If they look to their Bibles, they might. Recognizing the reality of structural racism is squarely in line with evangelical theology, which recognizes that human beings often sin corporately; the nation of Israel does so repeatedly in the Old Testament. “Sin corrupts every institution and every system because, one way or another, sinful human beings are involved,” Southern Baptist Theological Seminary President Albert Mohler Jr. has said. This means that “laws, policies, habits, and customs are also corrupted by sin.”

Evangelicals have recognized legalized abortion as a structural injustice afflicting American society since Roe v. Wade was issued in 1973. Are they ready to recognize the extent to which the structural injustice of racism continues to afflict our country?


It’s too early to know, but all supporters of racial justice should hope so. Evangelicals have a long history of putting faith into action. Once they’re committed, they tend to jump in with both feet. Evangelicals will not end up agreeing with every policy prescription championed by more left-leaning racial justice advocates, and that’s OK – disagreements were pervasive among those who marched for civil rights in the 1960s too.

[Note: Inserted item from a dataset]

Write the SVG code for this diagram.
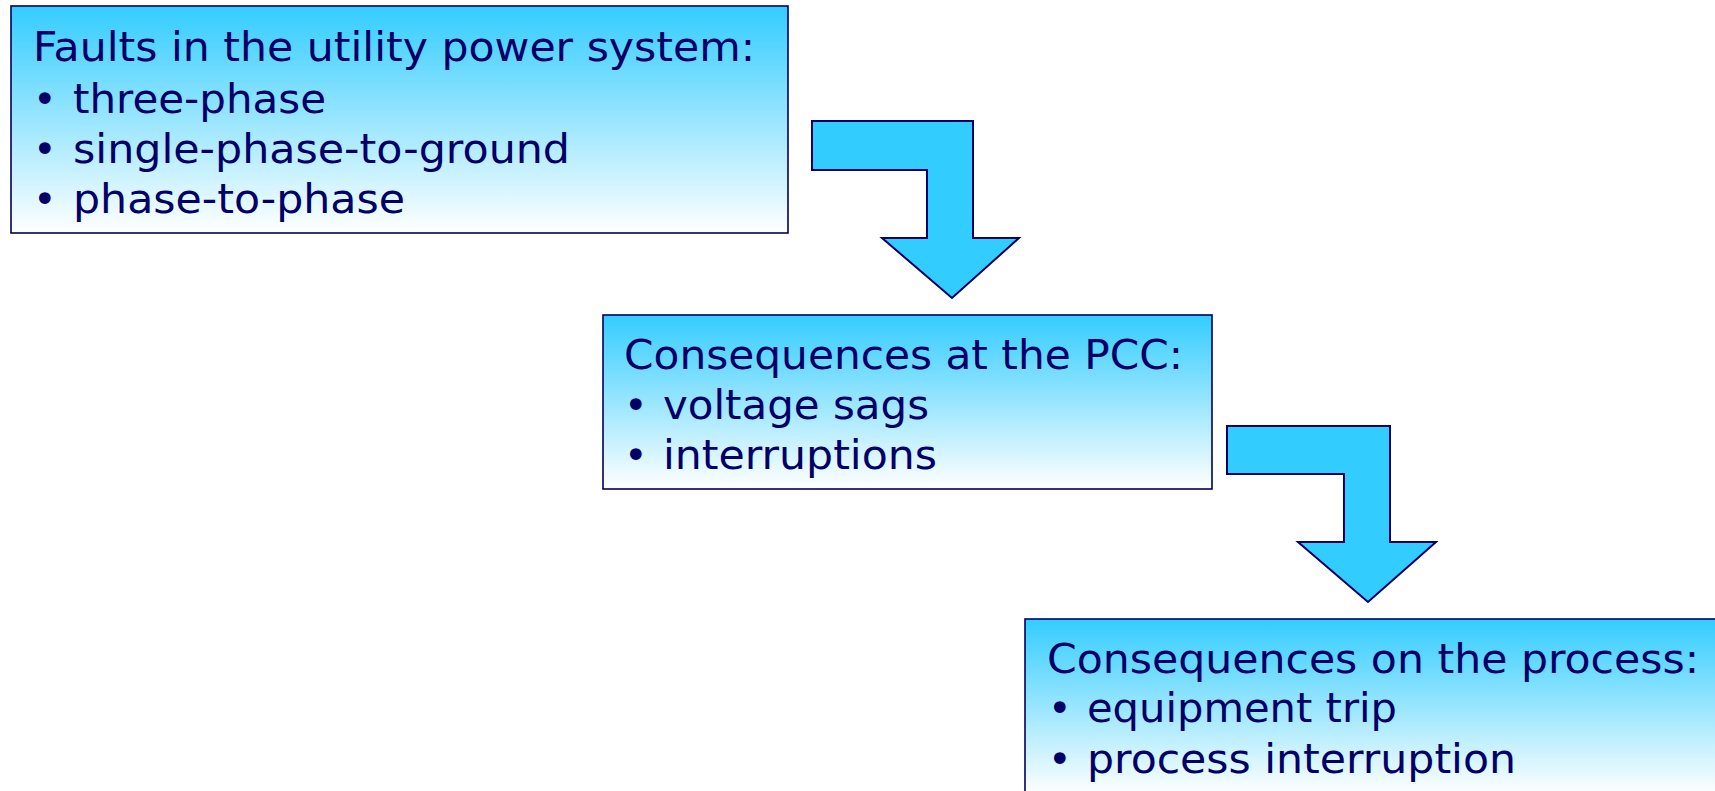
<svg xmlns="http://www.w3.org/2000/svg" width="1715" height="791" viewBox="0 0 1715 791">
<style>
.box{stroke:#00005e;stroke-width:1.6}
.arrow{fill:#33ccff;stroke:#000066;stroke-width:2;stroke-linejoin:miter}
text{font-family:"DejaVu Sans","Verdana",sans-serif;font-size:40px;fill:#000066}
</style>
<defs>
<linearGradient id="g" x1="0" y1="0" x2="0" y2="1">
<stop offset="0" stop-color="#33ccff"/>
<stop offset="1" stop-color="#ffffff"/>
</linearGradient>
</defs>
<rect width="1715" height="791" fill="#ffffff"/>
<g id="connectors">
<polygon class="arrow" points="812,121 973,121 973,238 1019,238 952,298 882,238 927,238 927,170 812,170"/>
<polygon class="arrow" points="1227,426 1390,426 1390,542 1436,542 1368,602 1298,542 1344,542 1344,474 1227,474"/>
</g>
<g id="node1">
<rect class="box" x="11" y="6" width="777" height="227" fill="url(#g)"/>
<text x="33" y="61" textLength="722" lengthAdjust="spacingAndGlyphs">Faults in the utility power system:</text>
<text x="33" y="113">•</text>
<text x="73" y="113" textLength="253" lengthAdjust="spacingAndGlyphs">three-phase</text>
<text x="33" y="163">•</text>
<text x="73" y="163" textLength="497" lengthAdjust="spacingAndGlyphs">single-phase-to-ground</text>
<text x="33" y="213">•</text>
<text x="73" y="213" textLength="332" lengthAdjust="spacingAndGlyphs">phase-to-phase</text>
</g>
<g id="node2">
<rect class="box" x="603" y="315" width="609" height="174" fill="url(#g)"/>
<text x="624" y="369" textLength="559" lengthAdjust="spacingAndGlyphs">Consequences at the PCC:</text>
<text x="624" y="419">•</text>
<text x="663" y="419" textLength="266" lengthAdjust="spacingAndGlyphs">voltage sags</text>
<text x="624" y="469">•</text>
<text x="663" y="469" textLength="274" lengthAdjust="spacingAndGlyphs">interruptions</text>
</g>
<g id="node3">
<rect class="box" x="1025" y="619" width="720" height="176" fill="url(#g)"/>
<text x="1047" y="673" textLength="652" lengthAdjust="spacingAndGlyphs">Consequences on the process:</text>
<text x="1048" y="722">•</text>
<text x="1087" y="722" textLength="310" lengthAdjust="spacingAndGlyphs">equipment trip</text>
<text x="1048" y="773">•</text>
<text x="1087" y="773" textLength="429" lengthAdjust="spacingAndGlyphs">process interruption</text>
</g>
</svg>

If white evangelicals respond to George Floyd’s killing with a deeper dive into the painful history of this fallen world we share, we won’t all embrace a single worldview, but we will share a much firmer grasp of the problem. And that’s not a bad place to start.

(Robert K. Vischer is dean of the University of St. Thomas Law School in Minneapolis. The views expressed in this commentary do not necessarily reflect those of Religion News Service.)